Aim: Copy out the listing in full, exactly as written, but not its pictures.

-----

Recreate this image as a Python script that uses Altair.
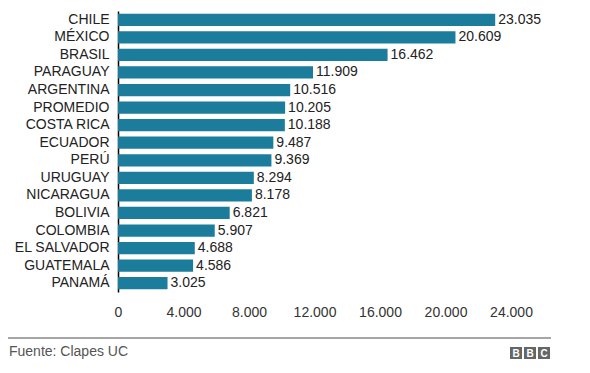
import altair as alt
import pandas as pd

paises = ["CHILE", "MÉXICO", "BRASIL", "PARAGUAY", "ARGENTINA", "PROMEDIO",
          "COSTA RICA", "ECUADOR", "PERÚ", "URUGUAY", "NICARAGUA", "BOLIVIA",
          "COLOMBIA", "EL SALVADOR", "GUATEMALA", "PANAMÁ"]
valores = [23035, 20609, 16462, 11909, 10516, 10205, 10188, 9487, 9369,
           8294, 8178, 6821, 5907, 4688, 4586, 3025]
ticks = [0, 4000, 8000, 12000, 16000, 20000, 24000]
fuente = "Fuente: Clapes UC"
logo = ["B", "B", "C"]

df = pd.DataFrame({"pais": paises, "valor": valores})
df["etiqueta"] = [f"{v:,}".replace(",", ".") for v in valores]

FONT = "Liberation Sans"
FS = 14
W, H = 393, 281

x = alt.X("valor:Q", scale=alt.Scale(domain=[0, 24000], nice=False),
          axis=alt.Axis(values=ticks, title=None, grid=False, domain=False, ticks=False,
                        labelFlush=False, labelOverlap=False,
                        labelPadding=13, labelFontSize=FS, labelColor="#333",
                        labelFont=FONT, labelExpr="replace(format(datum.value, ',d'), ',', '.')"))
y = alt.Y("pais:N", sort=paises, scale=alt.Scale(paddingInner=0.3, paddingOuter=0.15),
          axis=alt.Axis(title=None, ticks=False, domainColor="#000", domainWidth=1.5,
                        labelPadding=9, labelFontSize=FS, labelColor="#222", labelFont=FONT))

base = alt.Chart(df)
bars = base.mark_bar(color="#1b7c9c").encode(x=x, y=y)
labels = base.mark_text(align="left", baseline="middle", dx=3, fontSize=FS,
                        font=FONT, color="#222").encode(
    x="valor:Q", y=alt.Y("pais:N", sort=paises), text="etiqueta:N")

rule = alt.Chart(pd.DataFrame({"a": [0]})).mark_rule(color="#888", strokeWidth=1.5).encode(
    x=alt.value(-110), x2=alt.value(433), y=alt.value(327))
src = alt.Chart(pd.DataFrame({"t": [fuente]})).mark_text(
    align="left", baseline="middle", fontSize=FS, font=FONT, color="#555").encode(
    x=alt.value(-109), y=alt.value(341), text="t:N")

logo_df = pd.DataFrame({"l": logo, "i": list(range(len(logo)))})
logo_df["x0"] = 392 + logo_df["i"] * 14
logo_df["x1"] = logo_df["x0"] + 12
logo_df["xc"] = logo_df["x0"] + 6
boxes = alt.Chart(logo_df).mark_rect(color="#666").encode(
    x=alt.X("x0:Q", scale=None), x2="x1:Q", y=alt.value(336), y2=alt.value(348))
letters = alt.Chart(logo_df).mark_text(color="white", fontSize=10, fontWeight="bold",
                                       font=FONT, baseline="middle").encode(
    x=alt.X("xc:Q", scale=None), y=alt.value(342.5), text="l:N")

chart = alt.layer(bars, labels, rule, src, boxes, letters).properties(
    width=W, height=H,
    autosize=alt.AutoSizeParams(type="none"),
    padding={"left": 110, "top": 3, "right": 71, "bottom": 73},
).configure(background="white").configure_view(stroke=None)

chart.save("out.html", embed_options={"renderer": "svg", "actions": False})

-----

Written solution:
Recreate this image as a Python script that uses Altair.
import altair as alt
import pandas as pd

paises = ["CHILE", "MÉXICO", "BRASIL", "PARAGUAY", "ARGENTINA", "PROMEDIO",
          "COSTA RICA", "ECUADOR", "PERÚ", "URUGUAY", "NICARAGUA", "BOLIVIA",
          "COLOMBIA", "EL SALVADOR", "GUATEMALA", "PANAMÁ"]
valores = [23035, 20609, 16462, 11909, 10516, 10205, 10188, 9487, 9369,
           8294, 8178, 6821, 5907, 4688, 4586, 3025]
ticks = [0, 4000, 8000, 12000, 16000, 20000, 24000]
fuente = "Fuente: Clapes UC"
logo = ["B", "B", "C"]

df = pd.DataFrame({"pais": paises, "valor": valores})
df["etiqueta"] = [f"{v:,}".replace(",", ".") for v in valores]

FONT = "Liberation Sans"
FS = 14
W, H = 393, 281

x = alt.X("valor:Q", scale=alt.Scale(domain=[0, 24000], nice=False),
          axis=alt.Axis(values=ticks, title=None, grid=False, domain=False, ticks=False,
                        labelFlush=False, labelOverlap=False,
                        labelPadding=13, labelFontSize=FS, labelColor="#333",
                        labelFont=FONT, labelExpr="replace(format(datum.value, ',d'), ',', '.')"))
y = alt.Y("pais:N", sort=paises, scale=alt.Scale(paddingInner=0.3, paddingOuter=0.15),
          axis=alt.Axis(title=None, ticks=False, domainColor="#000", domainWidth=1.5,
                        labelPadding=9, labelFontSize=FS, labelColor="#222", labelFont=FONT))

base = alt.Chart(df)
bars = base.mark_bar(color="#1b7c9c").encode(x=x, y=y)
labels = base.mark_text(align="left", baseline="middle", dx=3, fontSize=FS,
                        font=FONT, color="#222").encode(
    x="valor:Q", y=alt.Y("pais:N", sort=paises), text="etiqueta:N")

rule = alt.Chart(pd.DataFrame({"a": [0]})).mark_rule(color="#888", strokeWidth=1.5).encode(
    x=alt.value(-110), x2=alt.value(433), y=alt.value(327))
src = alt.Chart(pd.DataFrame({"t": [fuente]})).mark_text(
    align="left", baseline="middle", fontSize=FS, font=FONT, color="#555").encode(
    x=alt.value(-109), y=alt.value(341), text="t:N")

logo_df = pd.DataFrame({"l": logo, "i": list(range(len(logo)))})
logo_df["x0"] = 392 + logo_df["i"] * 14
logo_df["x1"] = logo_df["x0"] + 12
logo_df["xc"] = logo_df["x0"] + 6
boxes = alt.Chart(logo_df).mark_rect(color="#666").encode(
    x=alt.X("x0:Q", scale=None), x2="x1:Q", y=alt.value(336), y2=alt.value(348))
letters = alt.Chart(logo_df).mark_text(color="white", fontSize=10, fontWeight="bold",
                                       font=FONT, baseline="middle").encode(
    x=alt.X("xc:Q", scale=None), y=alt.value(342.5), text="l:N")

chart = alt.layer(bars, labels, rule, src, boxes, letters).properties(
    width=W, height=H,
    autosize=alt.AutoSizeParams(type="none"),
    padding={"left": 110, "top": 3, "right": 71, "bottom": 73},
).configure(background="white").configure_view(stroke=None)

chart.save("out.html", embed_options={"renderer": "svg", "actions": False})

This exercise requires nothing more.